Each party will have their own lawyer actively engaged throughout the process and meetings. In addition, the parties will incur the costs for the team of financial and/or psychological collaborators. Meetings are scheduled at a time and place convenient for the parties. Because meetings are scheduled at a time and place convenient for the parties, money will not be wasted for the idle time waiting for the court’s attention. collaborative divorce is more costly than mediation but less costly than litigation. It is a worthwhile alternative for matters requiring the input of experts and assistance of counsel to ensure the parties are on equal footing.
Cooperative Divorce—Keeping Options Open
Cooperative divorce is like collaborative divorce in that the parties and lawyers sign an agreement to negotiate in good faith. The team commits to full disclosure and integrity with an effort to reach an agreement that works for the family. However, the key difference between collaborative and cooperative is that in a cooperative divorce, if and when negotiations break down, the team may opt to go to court to break an impasse. There is no pledge to stay out of court, nor a requirement to find new lawyers if litigation ensues. Therefore, the players in a cooperative divorce case can become less than “cooperative” with the threat of going to court ever present.
Experienced divorce lawyers may engage in the process of “cooperative divorce” without realizing it. A competent divorce lawyer will work cooperatively with the opposing side by engaging in voluntary discovery (information) exchange, communicating to resolve interim issues involving custody or support or the payment of debt pending a full resolution. Lawyers for both sides should encourage and facilitate cooperation in the form of out-of-court meetings, with or without clients. Reasonable lawyers will work cooperatively with the other side in order to reduce the acrimony and costs. Children’s health and family finances depend upon cooperation, reasonableness, and compromise.
In the cooperative divorce, joint experts, such as accountants and appraisers, may be retained, but there is no neutral arbiter, judge, or mediator. Parties can only control the outcome through compromise and resolution.
The cooperative divorce is an adversarial process. Therefore, each party will have and pay for their own lawyers. Costs can be controlled if the lawyers are reasonable and encourage their clients to compromise. If negotiations break down, litigation will ensue and costs will multiply.

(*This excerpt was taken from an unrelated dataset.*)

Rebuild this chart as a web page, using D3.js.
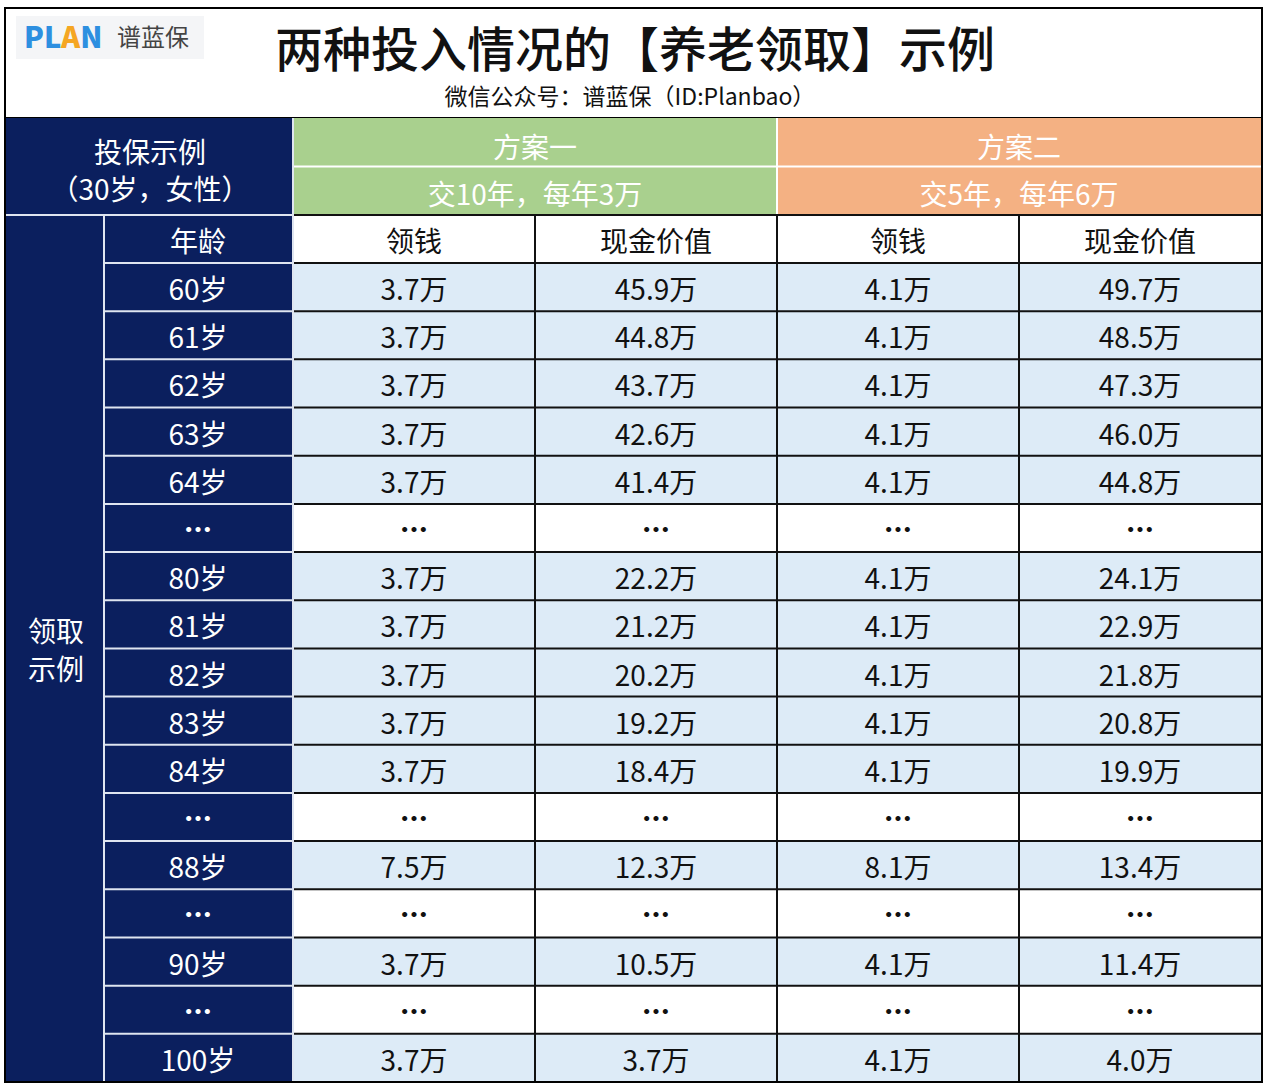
<!DOCTYPE html><html><head><meta charset="utf-8">
<script src="https://cdn.jsdelivr.net/npm/d3@7"></script>
<style>body{margin:0;background:#fff}text{font-family:"Noto Sans CJK SC",sans-serif}</style></head><body>
<svg id="c" width="1267" height="1086"></svg>
<script>
const ages=["60岁","61岁","62岁","63岁","64岁","…","80岁","81岁","82岁","83岁","84岁","…","88岁","…","90岁","…","100岁"];
const planAPay=["3.7万","3.7万","3.7万","3.7万","3.7万","…","3.7万","3.7万","3.7万","3.7万","3.7万","…","7.5万","…","3.7万","…","3.7万"];
const planACash=["45.9万","44.8万","43.7万","42.6万","41.4万","…","22.2万","21.2万","20.2万","19.2万","18.4万","…","12.3万","…","10.5万","…","3.7万"];
const planBPay=["4.1万","4.1万","4.1万","4.1万","4.1万","…","4.1万","4.1万","4.1万","4.1万","4.1万","…","8.1万","…","4.1万","…","4.1万"];
const planBCash=["49.7万","48.5万","47.3万","46.0万","44.8万","…","24.1万","22.9万","21.8万","20.8万","19.9万","…","13.4万","…","11.4万","…","4.0万"];
const colHeads=["领钱","现金价值","领钱","现金价值"];

const svg=d3.select("#c");
const NAVY="#0b1f5e",GREEN="#a9d08e",ORANGE="#f4b183",BLUE="#ddebf7";
const L=5,R=1262,T=8,B=1082;
const y=d3.scaleBand().domain(d3.range(ages.length)).range([263,B]);
const cols=[293,535,777,1019,1261];
svg.append("rect").attr("x",L).attr("y",T).attr("width",R-L).attr("height",110).attr("fill","#fff").attr("stroke","#000").attr("stroke-width",2);
svg.append("rect").attr("x",16).attr("y",16).attr("width",188).attr("height",43).attr("fill","#f4f5f7");
const lg=svg.append("text").attr("x",24).attr("y",48).attr("font-size",29).attr("font-weight","900").attr("font-family","DejaVu Sans");
lg.append("tspan").attr("fill","#2d8fe0").text("PL");
lg.append("tspan").attr("fill","#f5a623").text("A");
lg.append("tspan").attr("fill","#2d8fe0").text("N");
svg.append("text").attr("x",117).attr("y",46).attr("font-size",24).attr("fill","#444").text("谱蓝保");
svg.append("text").attr("x",635).attr("y",67).attr("text-anchor","middle").attr("font-size",48).attr("font-weight","500").attr("fill","#111").text("两种投入情况的【养老领取】示例");
svg.append("text").attr("x",630).attr("y",105).attr("text-anchor","middle").attr("font-size",23).attr("fill","#111").text("微信公众号：谱蓝保（ID:Planbao）");
svg.append("rect").attr("x",L).attr("y",118).attr("width",288).attr("height",964).attr("fill",NAVY);
svg.append("rect").attr("x",293).attr("y",118).attr("width",484).attr("height",97).attr("fill",GREEN);
svg.append("rect").attr("x",777).attr("y",118).attr("width",485).attr("height",97).attr("fill",ORANGE);
svg.append("line").attr("x1",293).attr("x2",1262).attr("y1",166.5).attr("y2",166.5).attr("stroke","#fff").attr("stroke-width",2);
svg.append("line").attr("x1",777).attr("x2",777).attr("y1",118).attr("y2",215).attr("stroke","#fff").attr("stroke-width",2);
const ht=(x,yy,s,fill,fs,fw)=>svg.append("text").attr("x",x).attr("y",yy).attr("text-anchor","middle").attr("dominant-baseline","central").attr("font-size",fs||28).attr("font-weight",fw||"normal").attr("fill",fill).text(s);
ht(150,151,"投保示例","#fff");ht(150,188,"（30岁，女性）","#fff");
ht(535,146,"方案一","#fff");ht(535,193,"交10年，每年3万","#fff");
ht(1019,146,"方案二","#fff");ht(1019,193,"交5年，每年6万","#fff");
svg.append("rect").attr("x",293).attr("y",215).attr("width",969).attr("height",48).attr("fill","#fff");
ht(198,240,"年龄","#fff");
colHeads.forEach((h,i)=>ht((cols[i]+cols[i+1])/2,240,h,"#111"));
ht(56,630,"领取","#fff");ht(56,668,"示例","#fff");
const vals=[planAPay,planACash,planBPay,planBCash];
ages.forEach((a,r)=>{
  const yy=y(r),h=y.bandwidth(),el=a==="…";
  svg.append("rect").attr("x",293).attr("y",yy).attr("width",969).attr("height",h).attr("fill",el?"#fff":BLUE);
  const cy=yy+h/2+1;
  ht(198,cy,a,"#fff",28,el?"900":"normal");
  vals.forEach((v,i)=>ht((cols[i]+cols[i+1])/2,cy,v[r],"#111",28,el?"900":"normal"));
});
const gl=(x1,y1,x2,y2,c,w)=>svg.append("line").attr("x1",x1).attr("y1",y1).attr("x2",x2).attr("y2",y2).attr("stroke",c).attr("stroke-width",w||2);
[215].concat(d3.range(ages.length).map(r=>y(r))).forEach(v=>{gl(103,v,293,v,"#dfe5f0",2);gl(293,v,R,v,"#111",2);});
gl(L,215,293,215,"#dfe5f0",2);
gl(104,215,104,B,"#dfe5f0",2);gl(293,118,293,B,"#dfe5f0",2);
cols.slice(1,4).forEach(c=>gl(c,215,c,B,"#111",2));
svg.append("rect").attr("x",L).attr("y",T).attr("width",R-L).attr("height",B-T).attr("fill","none").attr("stroke","#000").attr("stroke-width",2);
</script></body></html>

Disputes among separating or divorcing couples are inevitable. However, relying upon the court system for resolution of these disputes brings with it other problems; namely, excessive costs due to the inherent inefficiencies of court processes. Clearly, as conflict increases, so does cost; but the family law landscape provides options to manage both. Parties can avail themselves of alternatives to “going to court,” as discussed previously, so long as spouses and their respective lawyers keep an open mind to creative solutions. Choosing an attorney who will embrace and encourage these alternatives can be as important as selecting the most appropriate process for the couple’s dynamic and finances. Divorce should not dissipate the marital estate. Fortunately, time- and cost-reducing options are available that can preserve the assets accumulated during the marriage and upon which the parties will need to rely after divorce.